#### To do
Extract each line holding the word "this" from the entries.

#### Dataset extract
== == ==
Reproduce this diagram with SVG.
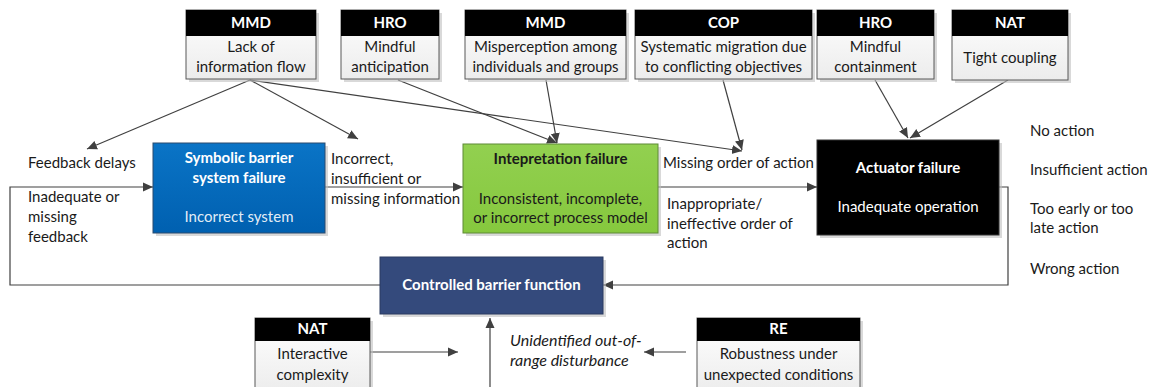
== == ==
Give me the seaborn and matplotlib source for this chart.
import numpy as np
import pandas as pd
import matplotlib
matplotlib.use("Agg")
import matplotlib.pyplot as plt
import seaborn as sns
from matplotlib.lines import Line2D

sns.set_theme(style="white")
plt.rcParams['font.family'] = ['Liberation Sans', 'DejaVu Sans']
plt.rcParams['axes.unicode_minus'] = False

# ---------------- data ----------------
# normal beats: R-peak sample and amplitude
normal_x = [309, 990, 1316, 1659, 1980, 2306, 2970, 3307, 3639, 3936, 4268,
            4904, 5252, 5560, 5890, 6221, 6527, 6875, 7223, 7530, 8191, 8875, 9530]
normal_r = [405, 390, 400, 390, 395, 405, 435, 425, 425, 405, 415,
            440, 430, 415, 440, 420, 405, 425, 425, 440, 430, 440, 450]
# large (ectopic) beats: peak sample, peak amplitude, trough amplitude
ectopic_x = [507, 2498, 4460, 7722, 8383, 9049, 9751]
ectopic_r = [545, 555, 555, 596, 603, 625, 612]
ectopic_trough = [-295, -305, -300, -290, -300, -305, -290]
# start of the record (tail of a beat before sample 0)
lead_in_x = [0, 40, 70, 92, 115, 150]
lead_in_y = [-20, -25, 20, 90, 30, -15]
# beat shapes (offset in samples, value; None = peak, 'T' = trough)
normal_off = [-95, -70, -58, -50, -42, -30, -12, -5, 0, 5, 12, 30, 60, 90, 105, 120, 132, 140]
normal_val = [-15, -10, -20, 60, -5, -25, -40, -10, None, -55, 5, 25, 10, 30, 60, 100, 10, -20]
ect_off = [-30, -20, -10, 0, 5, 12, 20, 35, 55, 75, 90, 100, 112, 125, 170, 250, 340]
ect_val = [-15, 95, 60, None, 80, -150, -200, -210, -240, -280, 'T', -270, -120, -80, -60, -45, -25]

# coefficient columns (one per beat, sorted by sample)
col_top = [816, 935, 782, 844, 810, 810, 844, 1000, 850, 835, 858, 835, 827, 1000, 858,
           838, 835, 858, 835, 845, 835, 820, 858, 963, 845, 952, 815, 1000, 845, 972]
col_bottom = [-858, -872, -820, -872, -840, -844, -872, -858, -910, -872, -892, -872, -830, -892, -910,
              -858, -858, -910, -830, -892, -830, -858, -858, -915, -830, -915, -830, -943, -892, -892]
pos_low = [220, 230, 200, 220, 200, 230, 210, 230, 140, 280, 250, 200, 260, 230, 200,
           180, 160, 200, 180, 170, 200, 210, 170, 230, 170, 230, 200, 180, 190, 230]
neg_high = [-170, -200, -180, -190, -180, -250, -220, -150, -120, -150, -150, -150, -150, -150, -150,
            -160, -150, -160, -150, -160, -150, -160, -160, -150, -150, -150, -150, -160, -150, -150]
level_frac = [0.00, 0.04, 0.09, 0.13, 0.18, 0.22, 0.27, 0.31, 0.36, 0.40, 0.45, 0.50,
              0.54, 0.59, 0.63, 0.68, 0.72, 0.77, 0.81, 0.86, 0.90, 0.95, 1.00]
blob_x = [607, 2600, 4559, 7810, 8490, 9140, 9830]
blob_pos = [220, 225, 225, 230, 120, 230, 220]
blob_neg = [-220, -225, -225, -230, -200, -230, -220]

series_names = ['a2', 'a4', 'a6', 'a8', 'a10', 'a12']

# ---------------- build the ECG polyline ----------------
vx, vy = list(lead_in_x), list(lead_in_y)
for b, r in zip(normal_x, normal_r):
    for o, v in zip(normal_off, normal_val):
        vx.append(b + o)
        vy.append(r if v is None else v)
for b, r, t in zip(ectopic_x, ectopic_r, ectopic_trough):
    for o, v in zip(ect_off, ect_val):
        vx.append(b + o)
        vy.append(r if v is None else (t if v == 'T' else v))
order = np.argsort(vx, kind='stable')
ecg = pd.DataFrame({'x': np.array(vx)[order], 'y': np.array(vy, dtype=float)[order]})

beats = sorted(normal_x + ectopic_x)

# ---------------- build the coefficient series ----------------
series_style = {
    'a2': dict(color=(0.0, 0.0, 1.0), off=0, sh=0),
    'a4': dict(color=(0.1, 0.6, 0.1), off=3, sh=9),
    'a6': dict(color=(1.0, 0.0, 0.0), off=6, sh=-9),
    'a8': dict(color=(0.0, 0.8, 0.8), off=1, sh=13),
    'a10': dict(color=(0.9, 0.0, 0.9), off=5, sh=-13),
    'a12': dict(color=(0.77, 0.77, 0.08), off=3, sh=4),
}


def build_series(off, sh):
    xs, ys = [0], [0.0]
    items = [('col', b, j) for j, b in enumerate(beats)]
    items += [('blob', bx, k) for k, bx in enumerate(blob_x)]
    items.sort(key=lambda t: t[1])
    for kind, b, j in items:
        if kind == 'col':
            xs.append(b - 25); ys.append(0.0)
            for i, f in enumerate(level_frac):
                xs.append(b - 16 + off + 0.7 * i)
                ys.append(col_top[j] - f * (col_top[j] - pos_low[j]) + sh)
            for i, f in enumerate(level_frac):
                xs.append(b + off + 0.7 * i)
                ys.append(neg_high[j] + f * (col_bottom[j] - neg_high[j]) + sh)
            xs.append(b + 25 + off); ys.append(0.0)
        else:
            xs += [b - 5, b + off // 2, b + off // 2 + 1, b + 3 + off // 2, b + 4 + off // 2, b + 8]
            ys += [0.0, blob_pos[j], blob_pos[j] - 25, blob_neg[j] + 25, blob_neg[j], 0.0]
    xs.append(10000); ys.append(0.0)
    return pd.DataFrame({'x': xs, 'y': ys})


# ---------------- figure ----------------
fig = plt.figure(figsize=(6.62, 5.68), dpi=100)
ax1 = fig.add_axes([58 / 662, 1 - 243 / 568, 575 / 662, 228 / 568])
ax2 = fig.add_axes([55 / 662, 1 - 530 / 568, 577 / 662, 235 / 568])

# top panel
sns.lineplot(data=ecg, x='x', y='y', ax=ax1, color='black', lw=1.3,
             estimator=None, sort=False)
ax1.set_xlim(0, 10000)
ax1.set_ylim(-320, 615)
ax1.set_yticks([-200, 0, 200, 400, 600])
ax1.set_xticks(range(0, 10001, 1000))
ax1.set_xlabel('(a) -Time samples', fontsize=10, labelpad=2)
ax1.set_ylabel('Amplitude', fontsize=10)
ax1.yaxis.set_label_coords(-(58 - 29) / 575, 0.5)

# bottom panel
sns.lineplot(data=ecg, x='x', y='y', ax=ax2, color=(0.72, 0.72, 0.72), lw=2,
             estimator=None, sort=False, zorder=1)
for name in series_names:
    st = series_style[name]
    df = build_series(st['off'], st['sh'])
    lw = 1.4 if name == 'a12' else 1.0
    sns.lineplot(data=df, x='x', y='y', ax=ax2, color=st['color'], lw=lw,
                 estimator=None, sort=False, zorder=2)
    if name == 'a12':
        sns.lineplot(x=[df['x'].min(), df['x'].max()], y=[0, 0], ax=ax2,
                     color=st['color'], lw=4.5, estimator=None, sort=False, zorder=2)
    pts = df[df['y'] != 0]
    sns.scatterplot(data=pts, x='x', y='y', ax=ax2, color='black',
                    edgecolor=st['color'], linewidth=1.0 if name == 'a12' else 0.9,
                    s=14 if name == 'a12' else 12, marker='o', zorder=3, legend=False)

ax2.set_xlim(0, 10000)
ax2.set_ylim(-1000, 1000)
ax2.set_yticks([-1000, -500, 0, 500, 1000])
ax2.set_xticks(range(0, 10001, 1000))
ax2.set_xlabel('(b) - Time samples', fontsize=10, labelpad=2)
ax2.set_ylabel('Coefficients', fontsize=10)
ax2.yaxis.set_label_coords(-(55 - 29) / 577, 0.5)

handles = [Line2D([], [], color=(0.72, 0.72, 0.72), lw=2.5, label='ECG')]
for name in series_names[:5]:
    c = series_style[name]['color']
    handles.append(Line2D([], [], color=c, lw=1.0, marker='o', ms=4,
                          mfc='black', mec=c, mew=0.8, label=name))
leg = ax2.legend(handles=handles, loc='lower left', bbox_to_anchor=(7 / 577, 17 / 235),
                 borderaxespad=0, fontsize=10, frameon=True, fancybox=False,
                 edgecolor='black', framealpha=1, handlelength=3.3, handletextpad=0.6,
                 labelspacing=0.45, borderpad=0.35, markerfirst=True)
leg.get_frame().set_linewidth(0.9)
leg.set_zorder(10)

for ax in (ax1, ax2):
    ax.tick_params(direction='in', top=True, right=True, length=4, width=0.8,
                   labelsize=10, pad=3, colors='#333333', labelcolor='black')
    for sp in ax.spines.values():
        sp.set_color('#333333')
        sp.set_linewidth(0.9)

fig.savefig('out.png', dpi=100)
== == ==
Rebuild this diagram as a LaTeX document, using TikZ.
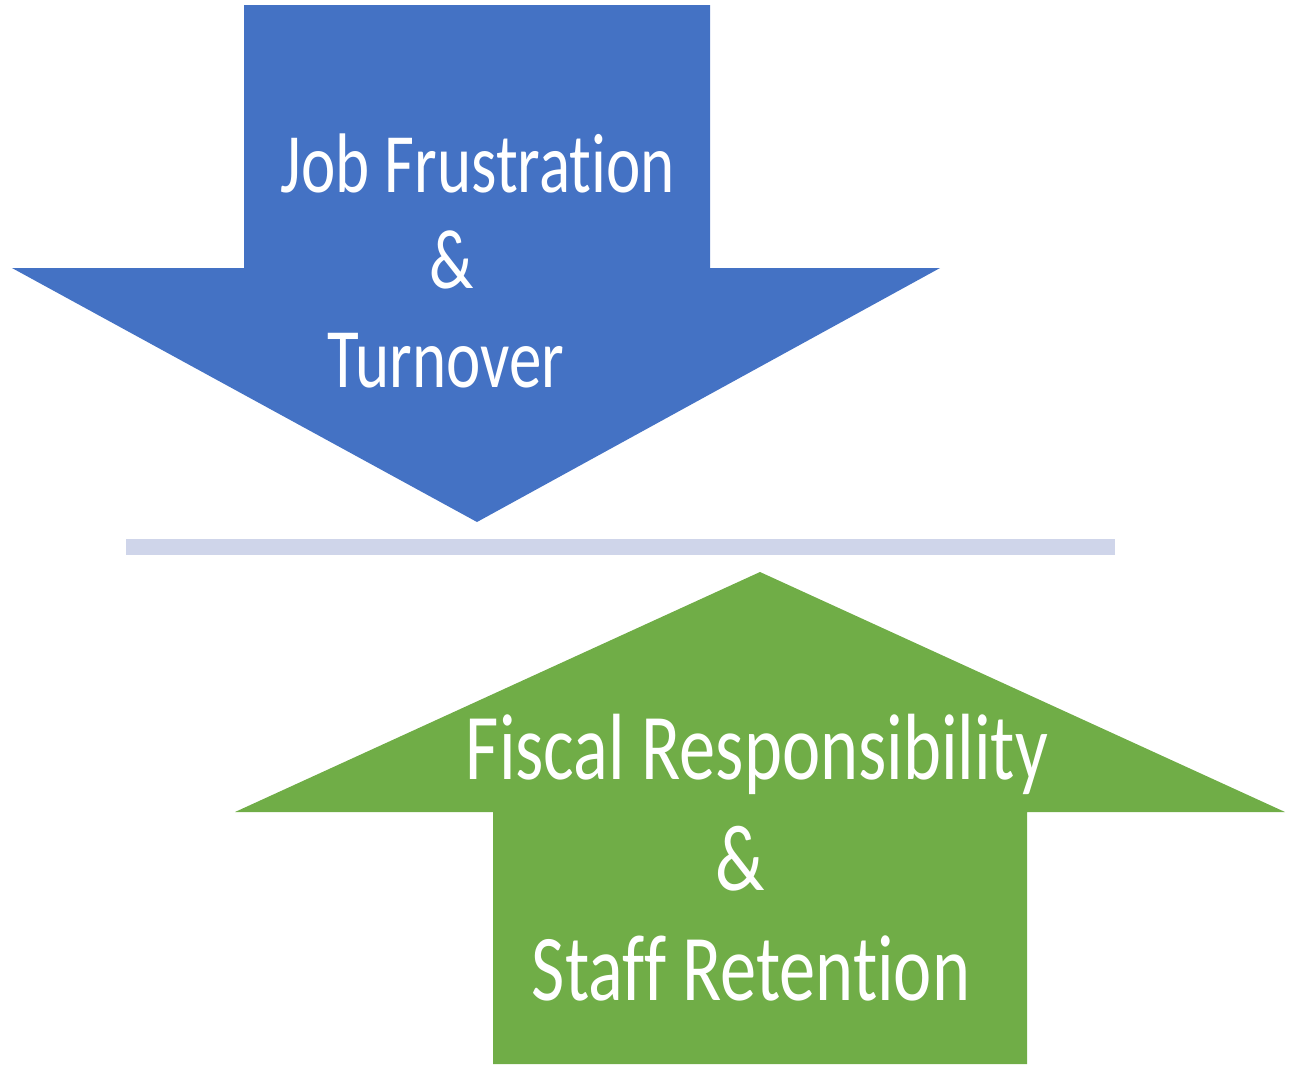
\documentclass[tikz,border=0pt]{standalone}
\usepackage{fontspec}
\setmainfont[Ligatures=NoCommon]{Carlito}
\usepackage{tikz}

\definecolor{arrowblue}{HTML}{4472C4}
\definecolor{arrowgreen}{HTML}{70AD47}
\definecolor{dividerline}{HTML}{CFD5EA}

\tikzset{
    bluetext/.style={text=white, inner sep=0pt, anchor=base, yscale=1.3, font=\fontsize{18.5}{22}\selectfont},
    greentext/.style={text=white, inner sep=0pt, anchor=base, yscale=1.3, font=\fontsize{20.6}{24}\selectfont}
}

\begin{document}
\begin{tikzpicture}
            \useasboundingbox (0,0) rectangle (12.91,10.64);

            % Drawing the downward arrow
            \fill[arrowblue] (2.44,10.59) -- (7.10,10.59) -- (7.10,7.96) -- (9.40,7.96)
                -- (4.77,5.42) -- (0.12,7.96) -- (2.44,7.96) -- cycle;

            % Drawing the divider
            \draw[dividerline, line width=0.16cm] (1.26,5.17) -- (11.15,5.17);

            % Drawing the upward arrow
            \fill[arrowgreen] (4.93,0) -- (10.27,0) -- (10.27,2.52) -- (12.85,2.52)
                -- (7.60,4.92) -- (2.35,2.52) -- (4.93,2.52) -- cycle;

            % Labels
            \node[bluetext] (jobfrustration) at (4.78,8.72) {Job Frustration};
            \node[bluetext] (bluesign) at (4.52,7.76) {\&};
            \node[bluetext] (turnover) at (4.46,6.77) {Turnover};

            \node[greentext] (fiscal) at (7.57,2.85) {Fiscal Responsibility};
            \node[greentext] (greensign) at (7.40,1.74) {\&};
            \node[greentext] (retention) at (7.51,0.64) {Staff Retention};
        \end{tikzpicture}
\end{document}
== == ==
#### Written response
Reproduce this diagram with SVG.
Give me the seaborn and matplotlib source for this chart.
Rebuild this diagram as a LaTeX document, using TikZ.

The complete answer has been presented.